This area will cover relevant news of the threat to the planet from Near Earth Objects (NEOs) including concepts and designs for mitigation. All opinions are those of the author.

21 January 2010

Osiris-Rex: New Frontiers Mission Proposal


The OSIRIS-REX mission recently was one of three down-selected mission concepts to get US$3.3 million in 2010 to conduct a 12-month mission concept study that focuses on implementation feasibility, cost, management and technical plans. Studies also will include plans for educational outreach and small business opportunities. The studies will begin this year, and the selected mission must be ready for launch no later than Dec. 30, 2018. Mission cost, excluding the launch vehicle, is limited to $650 million. (source: NASA Ames Press Release). Also more information on the selection announcement at this NASA Press Release. Also the spacecraft's twitter feed. Older OSIRIS presentation given a few years ago at ESA.

Selections from a blogpost by Future Planetary Exploration about OSIRIS-Rex.

1) The target asteroid is the same as for OSIRIS' previous incarnation as a Discovery-class mission: 1999 RQ36, a "B-class" carbonaceous asteroid made of primitive material from the Solar System's early history that has not undergone extensive heating and thus modification since it was incorporated into the original Main Belt asteroid of which RQ36 is a broken-away fragment.

(2) 1999 RQ36 has several important characteristics. It's the darkest-colored asteroid yet measured (reflecting only 3% of the sunlight that hits it), which means that it must be made of particularly carbon-rich minerals exposed to minimal heating -- almost certainly including substantial amounts of fairly complex organic molecules. It has been substantially examined and mapped both by the ground-based Arecibo radar observatory and the infrared Spitzer Space Telescope -- which have provided data both on its overall size, shape and rotation, and on its overall composition (the asteroid not only has "a spectral signature suggesting a carbon- and volatile-rich surface", but apparently has a good deal of loose regolith on its surface that can be easily sampled by a spacecraft).

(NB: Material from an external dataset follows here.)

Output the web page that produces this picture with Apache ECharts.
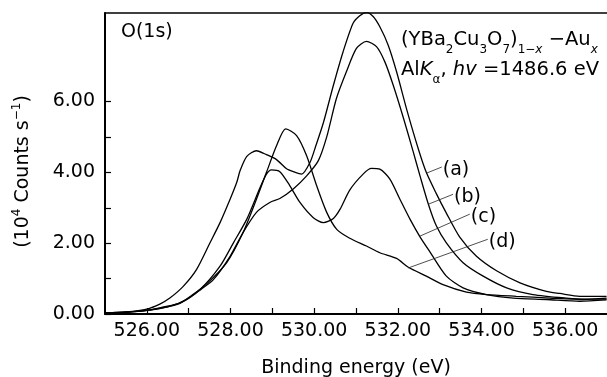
<!DOCTYPE html>
<html>
<head>
<meta charset="utf-8">
<script src="https://cdn.jsdelivr.net/npm/echarts@6/dist/echarts.min.js"></script>
<style>
  html, body { margin: 0; padding: 0; background: #fff; }
  #main { width: 607px; height: 377px; }
</style>
</head>
<body>
<div id="main"></div>
<script>
// O(1s) spectra, binding energy (eV) vs 10^4 counts/s
const curveA = [[525,0.03],[525.5,0.06],[526,0.14],[526.31,0.28],[526.55,0.45],[526.87,0.78],[527.19,1.26],[527.51,2.01],[527.75,2.58],[527.99,3.24],[528.15,3.72],[528.23,4.05],[528.39,4.45],[528.62,4.61],[528.86,4.5],[529.1,4.36],[529.34,4.1],[529.5,4.02],[529.7,3.95],[529.9,4.28],[530.04,4.75],[530.22,5.4],[530.46,6.46],[530.69,7.4],[530.93,8.21],[531.09,8.42],[531.25,8.52],[531.41,8.4],[531.57,8.11],[531.77,7.59],[531.97,6.84],[532.23,5.7],[532.49,4.66],[532.68,4.0],[532.92,3.4],[533.16,2.85],[533.48,2.17],[533.88,1.63],[534.36,1.22],[534.92,0.88],[535.55,0.64],[535.87,0.58],[536.35,0.5],[536.99,0.5]];
const curveB = [[525,0.03],[525.5,0.05],[526,0.1],[526.5,0.2],[526.95,0.41],[527.3,0.7],[527.59,0.97],[527.99,1.63],[528.3,2.3],[528.62,2.87],[528.94,3.15],[529.18,3.26],[529.5,3.53],[529.82,3.9],[530.1,4.33],[530.3,5.0],[530.53,6.08],[530.77,6.84],[531.01,7.5],[531.25,7.7],[531.49,7.55],[531.69,7.12],[531.89,6.46],[532.13,5.55],[532.37,4.57],[532.53,3.9],[532.73,3.1],[532.92,2.49],[533.16,2.01],[533.56,1.45],[534.04,1.07],[534.6,0.74],[535.23,0.55],[536.03,0.45],[536.5,0.42],[536.99,0.42]];
const curveC = [[525,0.03],[525.5,0.05],[526,0.1],[526.4,0.18],[526.79,0.3],[527.27,0.69],[527.75,1.35],[528.07,2.01],[528.39,2.68],[528.7,3.55],[528.86,3.95],[528.98,4.07],[529.18,4.02],[529.42,3.62],[529.66,3.15],[529.98,2.72],[530.22,2.58],[530.46,2.7],[530.62,2.96],[530.85,3.5],[531.17,3.95],[531.37,4.11],[531.57,4.09],[531.81,3.81],[532.05,3.24],[532.29,2.68],[532.53,2.18],[532.77,1.75],[533.16,1.07],[533.56,0.74],[534.12,0.55],[534.76,0.45],[535.55,0.41],[536.35,0.36],[536.99,0.4]];
const curveD = [[525,0.03],[525.5,0.05],[526,0.1],[526.4,0.2],[526.79,0.31],[527.1,0.55],[527.43,0.85],[527.91,1.45],[528.3,2.3],[528.62,3.24],[528.86,4.0],[529.1,4.75],[529.32,5.23],[529.58,5.04],[529.82,4.47],[530.06,3.62],[530.3,2.87],[530.54,2.39],[530.85,2.14],[531.25,1.92],[531.57,1.73],[531.97,1.57],[532.25,1.32],[532.68,1.07],[533.08,0.83],[533.64,0.62],[534.12,0.55],[534.83,0.5],[535.63,0.45],[536.43,0.41],[536.99,0.45]];

const curveNames = ['(a)', '(b)', '(c)', '(d)'];
// leader line ends for the (a)..(d) tags, in data units
const leaders = [
    [[532.69, 3.98], [533.05, 4.15]],
    [[532.73, 3.1], [533.32, 3.38]],
    [[532.53, 2.2], [533.72, 2.82]],
    [[532.25, 1.3], [534.15, 2.11]]
];

const xTicks = [526, 527, 528, 529, 530, 531, 532, 533, 534, 535, 536];
const xLabels = [526, 528, 530, 532, 534, 536];
const yTicks = [0, 1, 2, 3, 4, 5, 6];
const yLabels = [0, 2, 4, 6];

const FONT = 'DejaVu Sans';

let myChart = echarts.init(document.getElementById('main'));

const series = [curveA, curveB, curveC, curveD].map(function (d, i) {
    return {
        name: curveNames[i],
        type: 'line',
        data: d,
        showSymbol: false,
        smooth: 0.25,
        lineStyle: { color: '#000', width: 1.3 },
        markLine: {
            silent: true,
            symbol: 'none',
            lineStyle: { color: '#222', width: 0.8, type: 'solid' },
            label: { show: false },
            data: [[{ coord: leaders[i][0] }, { coord: leaders[i][1] }]]
        },
        // tag text at the outer end of the leader
        markPoint: {
            silent: true,
            symbol: 'circle',
            symbolSize: 0,
            label: {
                show: true,
                position: 'right',
                distance: 1,
                offset: [0, 3],
                formatter: curveNames[i],
                color: '#000',
                fontFamily: FONT,
                fontSize: 19
            },
            data: [{ coord: leaders[i][1] }]
        }
    };
});

const option = {
    animation: false,
    grid: {
        left: 105,
        top: 13,
        right: 0,
        bottom: 63,
        outerBoundsMode: 'none'
    },
    xAxis: [
        {
            type: 'value',
            min: 525,
            max: 537,
            name: 'Binding energy (eV)',
            nameLocation: 'middle',
            nameGap: 45,
            nameTextStyle: { color: '#000', fontFamily: FONT, fontSize: 19 },
            axisLine: { lineStyle: { color: '#000', width: 2 } },
            axisTick: { inside: true, length: 6, customValues: xTicks, lineStyle: { color: '#000', width: 1.2 } },
            axisLabel: {
                customValues: xLabels,
                formatter: function (v) { return v.toFixed(2); },
                color: '#000',
                fontFamily: FONT,
                fontSize: 19,
                margin: 8
            },
            splitLine: { show: false }
        },
        {
            type: 'value',
            position: 'top',
            min: 525,
            max: 537,
            axisLine: { show: true, onZero: false, lineStyle: { color: '#000', width: 1.5 } },
            axisTick: { show: false },
            axisLabel: { show: false },
            splitLine: { show: false }
        }
    ],
    yAxis: {
        type: 'value',
        min: 0,
        max: 8.5,
        name: '{n|(10}{sup|4}{n| Counts s}{sup|−1}{n|)}',
        nameLocation: 'middle',
        nameRotate: 90,
        nameGap: 70,
        nameTextStyle: {
            color: '#000',
            padding: [0, 16, 0, 0],
            rich: {
                n: { fontFamily: FONT, fontSize: 19, color: '#000', lineHeight: 24 },
                sup: { fontFamily: FONT, fontSize: 12, color: '#000', verticalAlign: 'top', lineHeight: 24 }
            }
        },
        axisLine: { show: true, lineStyle: { color: '#000', width: 2 } },
        axisTick: { show: true, inside: true, length: 6, customValues: yTicks, lineStyle: { color: '#000', width: 1.2 } },
        axisLabel: {
            customValues: yLabels,
            formatter: function (v) { return v.toFixed(2); },
            color: '#000',
            fontFamily: FONT,
            fontSize: 19,
            margin: 10
        },
        splitLine: { show: false }
    },
    graphic: [
        {
            type: 'text',
            left: 121,
            top: 23,
            style: { text: 'O(1s)', fill: '#000', font: '19px "DejaVu Sans"' }
        },
        {
            type: 'text',
            left: 401,
            top: 30,
            style: {
                text: '{n|(YBa}{s|2}{n|Cu}{s|3}{n|O}{s|7}{n|)}{s|1−}{si|x}{n| −Au}{si|x}',
                rich: {
                    n: { fontFamily: FONT, fontSize: 19.5, fill: '#000', lineHeight: 26, verticalAlign: 'top' },
                    s: { fontFamily: FONT, fontSize: 12, fill: '#000', lineHeight: 17, verticalAlign: 'bottom' },
                    si: { fontFamily: FONT, fontSize: 12, fontStyle: 'italic', fill: '#000', lineHeight: 17, verticalAlign: 'bottom' }
                }
            }
        },
        {
            type: 'text',
            left: 401,
            top: 60,
            style: {
                text: '{n|Al}{i|K}{s|α}{n|, }{i|hv}{n| =1486.6 eV}',
                rich: {
                    n: { fontFamily: FONT, fontSize: 19.5, fill: '#000', lineHeight: 26, verticalAlign: 'top' },
                    i: { fontFamily: FONT, fontSize: 19.5, fontStyle: 'italic', fill: '#000', lineHeight: 26, verticalAlign: 'top' },
                    s: { fontFamily: FONT, fontSize: 12, fill: '#000', lineHeight: 17, verticalAlign: 'bottom' }
                }
            }
        }
    ],
    series: series
};

myChart.setOption(option);
window.addEventListener('resize', () => {
    myChart.resize()
})
</script>
</body>
</html>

(3) And 1999 RQ36 also happens to have "the highest probability of impacting the Earth of any known Potentially Hazardous Asteroid" -- specifically, a one-in-1800 chance of hitting Earth in 2170. OSIRIS REx, during its year or so of orbiting the asteroid before finally dipping briefly to its surface for sampling, will allow Earth tracking stations to determine the asteroid's orbit with extreme precision -- thus further allowing forecasts of the probability of its striking Earth (as well as allowing the best measurements yet of the "Yarkovsky Effect" by which the absorption and reflection of sunlight by different parts of a rotating asteroid can actually produce a faint but significant thrust that modifies its orbit).

(4) OSIRIS REx is scheduled to collect and return an absolute minimum of 60 grams (about two ounces) of material from the asteroid's surface -- but it has the ability, if conditions are favorable, to return as much as two kilograms of material (about 4 1/2 pounds). It will not only map the global chemical, mineralogical and physical structure of the asteroid to put the returned sample in perspective, but will "document the texture, morphology, volatile chemistry, and spectral properties of the regolith at the sampling site in situ at scales down to the sub-millimeter" -- presumably using some instruments attached to the boom-mounted sampling device itself (which can flex like an arm to load the sample into the Earth return capsule mounted on the spacecraft's side).

(5) The craft will use scanning lidar (laser radar) to steer itself to precise courses around the asteroid and down to appropriate spots on its surface, enabling it to acquire samples "with no time-critical events" -- that is, once it has descended to near the surface and matched the asteroid's rotation rate, it can collect its samples in a leisurely way according to what its navigational instruments tell it, instead of having to work against a tight time deadline. It will also provide more practice to ground controllers in carrying out such precision movements around a small body such as an asteroid or comet nucleus.

(6) OSIRIS REx is a cooperative effort by the Goddard Space Flight Center, the University of Arizona, and Lockheed Martin (which would build the craft) -- but it also includes one science instrument from Arizona State University (a thermal infrared spectrometer), and another unspecified one from the Canadian Space Agency.